From the viewpoint of the foreign investor, Hong Kong offers a skilled labor force at all levels, although shortages have been experienced in many sectors in recent years. The increasing level of emigration by the middle classes is cause for concern, because it is becoming increasingly difficult to hire and retain experienced staff to fill managerial positions. The unemployment rate in 2005 Hong Kong was about 6 percent.
Generally, the labor force is neither highly organized nor militant. Only a small percentage of the workforce belongs to trade unions.
Fringe benefits can represent a sizable cost of doing business, primarily at the more senior levels. The trend is toward an increase in employee benefit packages, with employers using benefits as incentives to retain key personnel.
Overseas trade relations
Membership in trade blocs
Hong Kong is a separate contracting party to the World Trade Organization-WTO (formerly the General Agreement on Tariffs and Trade-GATT) and is one of the best examples of WTO principles in action.
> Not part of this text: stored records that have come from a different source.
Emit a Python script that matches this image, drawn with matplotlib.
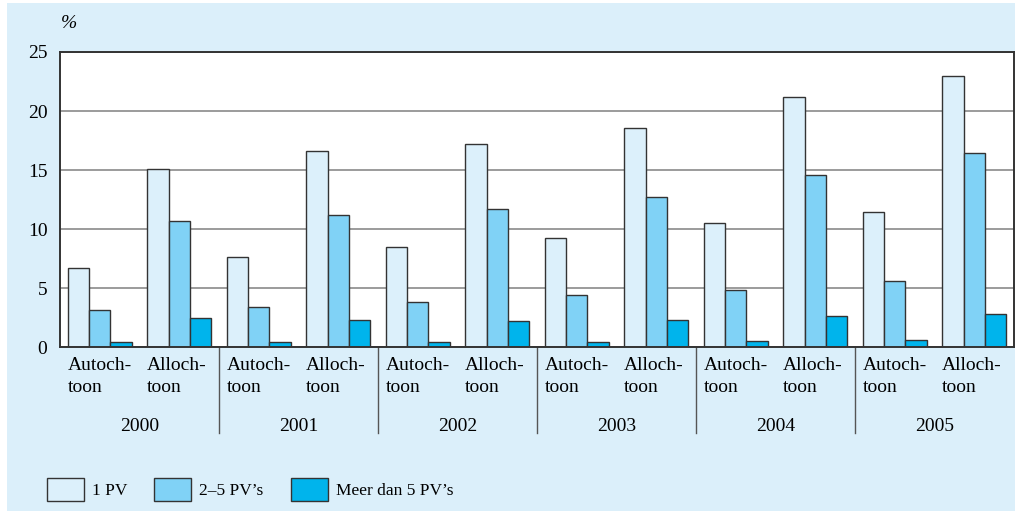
import matplotlib
matplotlib.use("Agg")
import matplotlib.pyplot as plt
import matplotlib.transforms as mtransforms
from matplotlib.patches import Patch, Rectangle
import numpy as np

years = ["2000", "2001", "2002", "2003", "2004", "2005"]
groups = ["Autoch-\ntoon", "Alloch-\ntoon"]
series_names = ["1 PV", "2\u20135 PV\u2019s", "Meer dan 5 PV\u2019s"]
one_pv = [6.7, 15.1, 7.6, 16.6, 8.5, 17.2, 9.2, 18.6, 10.5, 21.2, 11.4, 23.0]
two_five_pv = [3.1, 10.7, 3.4, 11.2, 3.8, 11.7, 4.4, 12.7, 4.8, 14.6, 5.6, 16.4]
more_five_pv = [0.4, 2.5, 0.4, 2.3, 0.4, 2.2, 0.4, 2.3, 0.5, 2.6, 0.6, 2.8]
yticks = [0, 5, 10, 15, 20, 25]

colors = ["#dcf0fb", "#80d2f6", "#00b4ec"]
bg = "#dbeffa"
edge = "#333333"

plt.rcParams['font.family'] = ['Liberation Serif', 'DejaVu Serif']
fs = 14

W, H = 1015, 511
fig = plt.figure(figsize=(W/100, H/100), dpi=100, facecolor=bg)
# white margins of the scanned page (left and top)
fig.patches.append(Rectangle((0, 0), 7/W, 1, transform=fig.transFigure,
                             facecolor="white", edgecolor="none", zorder=-1))
fig.patches.append(Rectangle((0, 1-3/H), 1, 3/H, transform=fig.transFigure,
                             facecolor="white", edgecolor="none", zorder=-1))

ax = fig.add_axes([60/W, 1-347/H, 954/W, 295/H])
ax.set_facecolor("white")

n = len(one_pv)
x = np.arange(n)
w = 0.27
for k, (vals, c) in enumerate(zip([one_pv, two_five_pv, more_five_pv], colors)):
    ax.bar(x + (k-1)*w, vals, width=w, color=c, edgecolor=edge, linewidth=1.0, zorder=3)

ax.set_xlim(-0.5, n-0.5)
ax.set_ylim(0, 25)
ax.set_yticks(yticks)
ax.set_yticklabels([str(t) for t in yticks], fontsize=fs)
ax.tick_params(axis='y', length=0, pad=9)
ax.set_xticks([])
ax.grid(axis='y', color="#8a8a8a", linewidth=1.2, zorder=0)
for s in ax.spines.values():
    s.set_color("#333333")
    s.set_linewidth(1.4)
    s.set_zorder(4)

trans = mtransforms.blended_transform_factory(ax.transData, ax.transAxes)
for i in range(n):
    ax.text(i - 1.5*w, -0.035, groups[i % 2], transform=trans, ha='left', va='top',
            fontsize=fs, linespacing=1.35, clip_on=False)
for j, yr in enumerate(years):
    ax.text(2*j + 0.5, -(426-347)/295, yr, transform=trans, ha='center', va='center',
            fontsize=fs, clip_on=False)
    if j > 0:
        ax.plot([2*j - 0.5, 2*j - 0.5], [0, -(433-347)/295], transform=trans,
                color="#555555", linewidth=1.0, clip_on=False)

fig.text(61/W, 1-24/H, "%", fontsize=fs, style='italic', ha='left', va='center')

handles = [Patch(facecolor=c, edgecolor=edge, linewidth=1.0) for c in colors]
lfs = 12.5
fig.legend(handles, series_names, loc='lower left', bbox_to_anchor=(47/W, 10/H),
           ncol=3, frameon=False, fontsize=lfs, handlelength=37*0.72/lfs,
           handleheight=1.7, handletextpad=8*0.72/lfs,
           columnspacing=27*0.72/lfs, borderaxespad=0, borderpad=0)

fig.savefig("out.png", dpi=100, facecolor=bg)
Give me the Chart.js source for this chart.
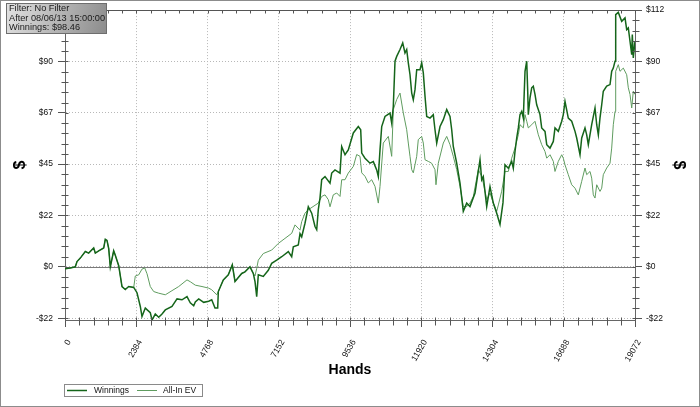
<!DOCTYPE html>
<html>
<head>
<meta charset="utf-8">
<title>Winnings</title>
<script src="https://cdn.jsdelivr.net/npm/chart.js@4.4.0/dist/chart.umd.min.js"></script>
<style>
  html, body { margin: 0; padding: 0; background: #fff; }
  #wrap { width: 700px; height: 407px; }
</style>
</head>
<body>
<div id="wrap"><canvas id="myChart" width="700" height="407"></canvas></div>
<script>
// hands played (x) and dollars (y)
let winHands = [
  0, 177, 345, 402, 512, 679, 793, 960, 1014, 1128, 1295, 1348, 1405, 1462, 1516, 1629, 1683, 1797,
  1907, 2018, 2131, 2299, 2409, 2520, 2576, 2687, 2854, 2911, 3021, 3135, 3246, 3356, 3580, 3748,
  3915, 4082, 4192, 4306, 4360, 4474, 4641, 4808, 4909, 5019, 5109, 5130, 5297, 5464, 5598, 5688,
  5912, 6022, 6190, 6300, 6357, 6414, 6468, 6635, 6802, 6916, 7083, 7251, 7472, 7585, 7639, 7806,
  7863, 7920, 8030, 8141, 8255, 8365, 8422, 8475, 8532, 8589, 8700, 8867, 8924, 9034, 9202, 9258,
  9369, 9479, 9647, 9814, 9894, 9928, 10038, 10205, 10316, 10429, 10483, 10540, 10597, 10707, 10875,
  10931, 10985, 11042, 11099, 11209, 11300, 11376, 11433, 11487, 11544, 11601, 11654, 11711, 11768,
  11878, 11935, 11989, 12046, 12103, 12213, 12323, 12380, 12437, 12548, 12658, 12772, 12882, 12939,
  12992, 13106, 13217, 13327, 13441, 13551, 13719, 13886, 13943, 13996, 14110, 14220, 14331, 14445,
  14555, 14655, 14722, 14833, 14947, 15000, 15057, 15114, 15168, 15224, 15281, 15335, 15392, 15449,
  15482, 15502, 15559, 15616, 15669, 15726, 15783, 15893, 15950, 16061, 16118, 16228, 16339, 16395,
  16506, 16620, 16673, 16730, 16840, 16954, 17065, 17121, 17232, 17289, 17399, 17456, 17510, 17623,
  17734, 17791, 17845, 17901, 17958, 18011, 18125, 18236, 18292, 18346, 18403, 18426, 18513, 18627,
  18738, 18794, 18848, 18905, 18962, 18982, 19015, 19072
];
let winnings = [
  -0.9, -0.5, 0, 2.3, 3.8, 6.7, 6, 8.2, 6, 7, 8.2, 12, 11.5, 8, 0, 7, 5, 0.5,
  -8.6, -9.9, -8.6, -9, -11.3, -17.3, -21.7, -18, -20, -23.2, -20.6, -22, -20.6, -18.8, -17.3, -14,
  -14.4, -13, -15.7, -17, -15.3, -14, -15.5, -15, -14.4, -18, -18, -10.8, -5.7, -3.5, 0.9, -6.4,
  -2.9, -2.2, 0, -2.9, -6.4, -13, -3.5, -4.2, -1.5, 1.5, 2.9, 4.4, 6.6, 4.4, 8.7, 9.5,
  14.5, 13.1, 19, 26.2, 23.4, 17.6, 16.2, 24.9, 30, 38, 39.4, 36.5, 40.9, 42.3, 40.9, 52.5,
  48.9, 51, 58.4, 61.2, 59.8, 49.6, 47.4, 45.2, 45.9, 42.3, 39.4, 51, 61.2, 65.6, 67.1,
  62.7, 70, 89.7, 91.8, 94.8, 97.7, 93.3, 94.8, 89, 83.8, 75.8, 72.9, 77.3, 86,
  86, 89, 84.6, 74.4, 65.6, 64.9, 66.4, 59.8, 54, 61.2, 64.2, 68.6, 65.6, 59.8,
  52.5, 45.2, 36.5, 24.2, 27.8, 26.3, 32.2, 46.7, 38, 39.4, 26.3, 35, 27.8, 23.4,
  18.5, 28, 44.5, 43, 46, 43, 50.3, 56.2, 60.6, 66.4, 67.8, 64.9, 85.3, 89.7,
  76.6, 66.4, 73.7, 78.1, 78.8, 75.2, 70.7, 66.4, 60.6, 59.1, 53.3, 51.8, 54.7, 60.6,
  59.1, 63.5, 66.4, 72.2, 64.9, 63.5, 59.1, 56.2, 48.9, 56.2, 60.6, 57.6, 53.3, 62,
  69.3, 62, 57.6, 65, 70.7, 76.6, 78.8, 79.5, 85.3, 86.7, 89.7, 110, 111, 107.1,
  108.6, 103.5, 104.2, 98.4, 92.6, 101.3, 91.1, 98.46
];

let evHands = [
  0, 177, 345, 402, 512, 679, 793, 960, 1014, 1128, 1295, 1348, 1405, 1462, 1516, 1629, 1683, 1797,
  1907, 2018, 2131, 2299, 2352, 2466, 2576, 2667, 2744, 2854, 2968, 3135, 3356, 3580, 3804, 4082,
  4192, 4360, 4584, 4808, 4909, 5076, 5130, 5297, 5464, 5598, 5688, 5912, 6022, 6190, 6300, 6357,
  6414, 6468, 6635, 6916, 7137, 7361, 7585, 7696, 7863, 7920, 8030, 8141, 8475, 8589, 8700, 8810,
  8867, 8977, 9091, 9202, 9258, 9369, 9479, 9647, 9760, 9871, 9928, 10038, 10148, 10262, 10373,
  10483, 10540, 10650, 10818, 10931, 10985, 11099, 11209, 11320, 11433, 11487, 11544, 11601, 11654,
  11768, 11821, 11935, 11989, 12046, 12156, 12267, 12380, 12413, 12490, 12658, 12772, 12882, 12992,
  13106, 13217, 13327, 13441, 13551, 13662, 13829, 13943, 13996, 14110, 14220, 14331, 14445, 14500,
  14612, 14722, 14833, 14947, 15057, 15168, 15224, 15335, 15392, 15449, 15502, 15616, 15726, 15837,
  15950, 16061, 16118, 16228, 16339, 16395, 16506, 16620, 16673, 16730, 16840, 16954, 17065, 17175,
  17289, 17399, 17456, 17567, 17623, 17677, 17734, 17791, 17901, 17958, 18011, 18125, 18236, 18292,
  18346, 18403, 18426, 18513, 18570, 18681, 18794, 18848, 18905, 18962, 19015, 19072
];
let allInEV = [
  -0.9, -0.5, 0, 2.3, 3.8, 6.7, 6, 8.2, 6, 7, 8.2, 12, 11.5, 8, 0, 7, 5, 0.5,
  -8.6, -9.9, -8.6, -9, -4, -3.5, -1, -0.5, -3, -8.6, -10.8, -11.5, -12.2, -10.4, -8.6, -5.7,
  -6.5, -8, -8.6, -9.3, -10, -12.2, -10.8, -5.7, -3.5, 0.9, -6.4, -2.9, -2.2, 0, -2.9, -4,
  -0.7, 2.9, 5.8, 7.3, 10.2, 12.4, 14.6, 18.3, 16, 19.7, 23.4, 24.9, 27.8, 30.7, 31.4, 29.3,
  26.2, 31.4, 32.2, 30.7, 38, 38, 40.9, 43.8, 49, 48.2, 41, 39.5, 36.6, 38, 35.1,
  27.8, 35.1, 54, 56.9, 48.2, 68.6, 73, 75.8, 67.1, 59.8, 54, 48.2, 42.4, 41,
  48.2, 55.5, 56.9, 54, 46.7, 46, 45.2, 42.4, 35.8, 45.2, 54, 56.9, 53.3, 48.2,
  42.4, 35.1, 26.3, 26.3, 27.8, 30.7, 42.4, 39.5, 36.6, 29.3, 32.2, 27.8, 24.2, 27,
  33, 41.6, 41.6, 47.4, 51.8, 57.6, 62, 60.6, 66.4, 63.5, 60.6, 62, 63.5, 57.6,
  53.3, 50.3, 47.4, 48.9, 46, 41.6, 46, 48.9, 47.4, 44.5, 40.2, 35.8, 34.3, 31.4,
  37.3, 43.1, 40.2, 41.6, 38.7, 31.4, 30, 35.8, 32.9, 34.3, 40.2, 43.1, 45.2, 51.8,
  62, 67.8, 85.3, 88.2, 85.3, 86.7, 83.8, 78.1, 75.2, 69.3, 76.6, 75.2
];

let xTicks = [0, 2384, 4768, 7152, 9536, 11920, 14304, 16688, 19072];
let yTicks = [-22.4, 0, 22.4, 44.8, 67.2, 89.6, 112];
let yMin = -23.2;
let yMax = 112;

let infoLines = ['Filter: No Filter', 'After 08/06/13 15:00:00', 'Winnings: $98.46'];

let winColor = '#15651a';
let evColor = '#5f9c5f';
let tickFont = { family: 'Liberation Sans', size: 8.5 };

function dollars(v) {
    let r = Math.round(Math.abs(v));
    return (v < -0.01 ? '-$' : '$') + r;
}

function pairs(xs, ys) {
    return xs.map((x, i) => ({ x: x, y: ys[i] }));
}

// minor ticks, top frame, zero line, legend, info box, outer border
let decorations = {
    id: 'decorations',
    beforeDatasetsDraw(chart) {
        let ctx = chart.ctx;
        let a = chart.chartArea;
        let zy = Math.round(chart.scales.y.getPixelForValue(0)) + 0.5;
        ctx.save();
        ctx.strokeStyle = '#7a7a7a';
        ctx.lineWidth = 1;
        ctx.beginPath();
        ctx.moveTo(a.left, zy);
        ctx.lineTo(a.right, zy);
        ctx.stroke();
        ctx.restore();
    },
    afterDraw(chart) {
        let ctx = chart.ctx;
        let a = chart.chartArea;
        let xs = chart.scales.x;
        let ys = chart.scales.y;
        ctx.save();
        ctx.strokeStyle = '#555';
        ctx.lineWidth = 1;
        ctx.beginPath();

        // top frame line
        let top = Math.round(a.top) + 0.5;
        ctx.moveTo(a.left, top);
        ctx.lineTo(a.right, top);

        // x ticks (minor below, small ones on top edge)
        let bot = Math.round(a.bottom) + 0.5;
        for (let i = 0; i < xTicks.length; i++) {
            let px = Math.round(xs.getPixelForValue(xTicks[i])) + 0.5;
            ctx.moveTo(px, bot - 3); ctx.lineTo(px, bot);
            ctx.moveTo(px, top); ctx.lineTo(px, top + 3);
            if (i === xTicks.length - 1) break;
            let step = (xTicks[i + 1] - xTicks[i]) / 5;
            for (let k = 1; k < 5; k++) {
                let mx = Math.round(xs.getPixelForValue(xTicks[i] + k * step)) + 0.5;
                ctx.moveTo(mx, bot - 3); ctx.lineTo(mx, bot + 5);
                ctx.moveTo(mx, top); ctx.lineTo(mx, top + 3);
            }
        }

        // y ticks (minor on both sides)
        let lx = Math.round(a.left) + 0.5;
        let rx = Math.round(a.right) + 0.5;
        for (let i = 0; i < yTicks.length; i++) {
            let py = Math.round(ys.getPixelForValue(yTicks[i])) + 0.5;
            ctx.moveTo(lx, py); ctx.lineTo(lx + 3, py);
            ctx.moveTo(rx - 3, py); ctx.lineTo(rx, py);
            if (i === yTicks.length - 1) break;
            let step = (yTicks[i + 1] - yTicks[i]) / 5;
            for (let k = 1; k < 5; k++) {
                let my = Math.round(ys.getPixelForValue(yTicks[i] + k * step)) + 0.5;
                ctx.moveTo(lx - 4, my); ctx.lineTo(lx + 3, my);
                ctx.moveTo(rx - 3, my); ctx.lineTo(rx + 4, my);
            }
        }
        ctx.stroke();

        // legend
        ctx.strokeStyle = '#8a8a8a';
        ctx.fillStyle = '#fff';
        ctx.fillRect(64.5, 384.5, 138, 12);
        ctx.strokeRect(64.5, 384.5, 138, 12);
        ctx.lineWidth = 1.5;
        ctx.strokeStyle = winColor;
        ctx.beginPath(); ctx.moveTo(67, 390.5); ctx.lineTo(87, 390.5); ctx.stroke();
        ctx.lineWidth = 1;
        ctx.strokeStyle = evColor;
        ctx.beginPath(); ctx.moveTo(137, 390.5); ctx.lineTo(157, 390.5); ctx.stroke();
        ctx.fillStyle = '#111';
        ctx.font = '8.5px "Liberation Sans"';
        ctx.textBaseline = 'middle';
        ctx.fillText(chart.data.datasets[0].label, 94, 391);
        ctx.fillText(chart.data.datasets[1].label, 163, 391);

        // info box
        let g = ctx.createLinearGradient(6, 3, 106, 33);
        g.addColorStop(0, '#e2e2e2');
        g.addColorStop(1, '#8c8c8c');
        ctx.fillStyle = g;
        ctx.fillRect(6.5, 3.5, 100, 30);
        ctx.strokeStyle = '#6e6e6e';
        ctx.strokeRect(6.5, 3.5, 100, 30);
        ctx.fillStyle = '#1a1a1a';
        ctx.font = '9.2px "Liberation Sans"';
        infoLines.forEach((t, i) => ctx.fillText(t, 9, 8.5 + i * 9.5));

        // outer border
        ctx.strokeStyle = '#8c8c8c';
        ctx.strokeRect(0.5, 0.5, 699, 406);
        ctx.restore();
    }
};

let gridColor = '#b8b8b8';

let canvas = document.getElementById('myChart');
let ctx = canvas.getContext('2d');

let myChart = new Chart(ctx, {
    type: 'line',
    data: {
        datasets: [
            {
                label: 'Winnings',
                data: pairs(winHands, winnings),
                borderColor: winColor,
                borderWidth: 1.5,
                pointRadius: 0,
                tension: 0
            },
            {
                label: 'All-In EV',
                data: pairs(evHands, allInEV),
                borderColor: evColor,
                borderWidth: 1,
                pointRadius: 0,
                tension: 0
            }
        ]
    },
    options: {
        responsive: false,
        devicePixelRatio: 1,
        animation: false,
        layout: { padding: { top: 10, right: 0, bottom: 0, left: 0 } },
        plugins: {
            legend: { display: false },
            tooltip: { enabled: false }
        },
        scales: {
            x: {
                type: 'linear',
                min: 0,
                max: 19072,
                afterFit(s) { s.height = 87; },
                afterBuildTicks(s) { s.ticks = xTicks.map(v => ({ value: v })); },
                ticks: {
                    callback: v => String(v),
                    font: tickFont,
                    color: '#111',
                    minRotation: 60,
                    maxRotation: 60,
                    autoSkip: false,
                    padding: 11,
                    labelOffset: 4
                },
                grid: { color: gridColor, tickColor: '#555', tickLength: 7 },
                border: { color: '#666', dash: [1, 2] },
                title: {
                    display: true,
                    text: 'Hands',
                    color: '#000',
                    font: { family: 'Liberation Sans', size: 14, weight: 'bold' },
                    padding: { top: 0, bottom: 28 }
                }
            },
            y: {
                type: 'linear',
                position: 'left',
                min: yMin,
                max: yMax,
                afterFit(s) { s.width = 65; },
                afterBuildTicks(s) { s.ticks = yTicks.map(v => ({ value: v })); },
                ticks: { callback: dollars, font: tickFont, color: '#111', padding: 5 },
                grid: { color: gridColor, tickColor: '#555', tickLength: 7 },
                border: { color: '#666', dash: [1, 2] },
                title: {
                    display: true,
                    text: '$',
                    color: '#000',
                    font: { family: 'Liberation Sans', size: 16, weight: 'bold' },
                    padding: { top: 11, bottom: 0 }
                }
            },
            y2: {
                type: 'linear',
                position: 'right',
                min: yMin,
                max: yMax,
                afterFit(s) { s.width = 65; },
                afterBuildTicks(s) { s.ticks = yTicks.map(v => ({ value: v })); },
                ticks: { callback: dollars, font: tickFont, color: '#111', padding: 4 },
                grid: { drawOnChartArea: false, tickColor: '#555', tickLength: 7 },
                border: { color: '#666' },
                title: {
                    display: true,
                    text: '$',
                    color: '#000',
                    font: { family: 'Liberation Sans', size: 16, weight: 'bold' },
                    padding: { top: 12, bottom: 0 }
                }
            }
        }
    },
    plugins: [decorations]
});
</script>
</body>
</html>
The Multi-Fiber Arrangement (MFA), aimed at the orderly development and expansion of international trade in textiles, formerly provided the framework within which Hong Kong negotiated bilateral restraint agreements with textile importing countries (currently Canada, the European Union, Norway, and the United States). However, when the WTO succeeded GATT, the MFA quotas began to be phased out. This will have a profound effect on Hong Kong’s textiles and apparel industry, which produces a significant portion of its exports. On the more positive side, Hong Kong stands to benefit from the WTO. This will strengthen and boost confidence in the multilateral trading system, which is based on most-favored-nation status.
Hong Kong is a free port and imposes no general tariff on imported goods. However, some goods are subject to duty if they are imported into Hong Kong. These goods include alcoholic beverages, tobacco, certain hydrocarbons, and methyl alcohol.
There are no special incentives for exports. As a free port, Hong Kong keeps its import and export licensing requirements to a minimum. No production or sales taxes are levied in Hong Kong.
As a free port, Hong Kong has never erected import barriers, despite periodic trade imbalances and economic setbacks. However, the territory is required to accept increasing restrictions imposed by countries to which it exports, particularly the United States.